By Ann Saphir
Feb 10 (Reuters) - Federal Reserve Governor Christopher
Waller on Friday had a pair of warnings for those involved in
cryptocurrency assets, telling buyers they could lose their
investments, and banks that they must guard against bad actors
and risks to the financial system.
In recent months the cryptocurrency industry has been roiled
by massive losses for investors, bankruptcies of crypto
exchanges, lenders and payment platforms, and high-profile court
cases including a criminal case against FTX founder Sam
Bankman-Fried.
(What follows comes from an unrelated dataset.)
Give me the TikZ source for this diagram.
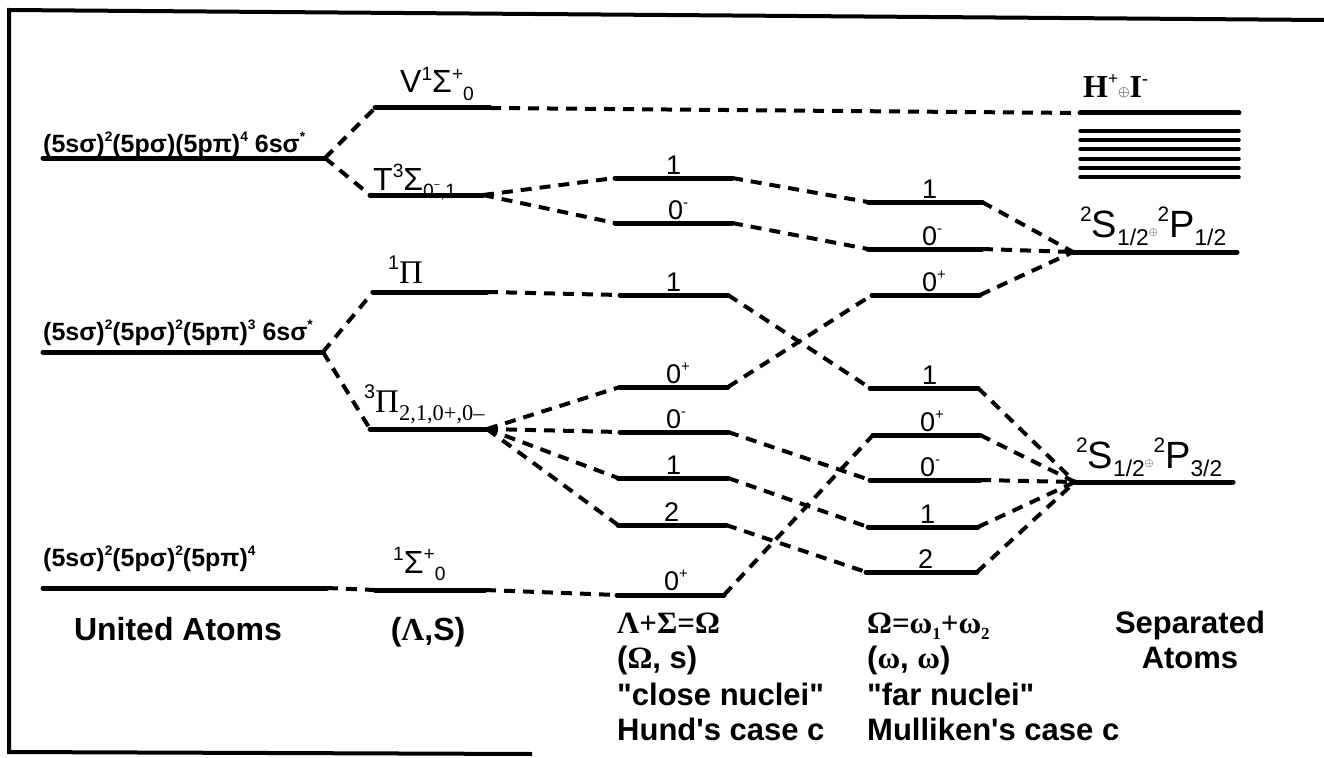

U.S. regulators including the U.S. central bank
have told banks they need to be more careful about fraud risk.
In remarks prepared for delivery to a Global Interdependence
Center conference, Waller said so far the spillover to the
broader financial system has been "minimal," and it is critical
that regulators make sure to mitigate financial stability risks
associated with stress in the crypto industry.
At the same time, he said, banks considering engagement in
cryptocurrency must meet "know your customer" and anti-money
laundering requirements, and must ensure they monitor customers'
business models and risk-management systems so that the bank is
"not left holding the bag" if there is a crypto meltdown
Waller had an even starker warning for traders of
cryptocurrency: as assets that have no intrinsic value,
cryptocurrencies are risky.
"If people want to hold such an asset, then go for it,"
Waller said. "However, if you buy crypto assets and the price
goes to zero at some point, please don't be surprised and don't
expect taxpayers to socialize your losses."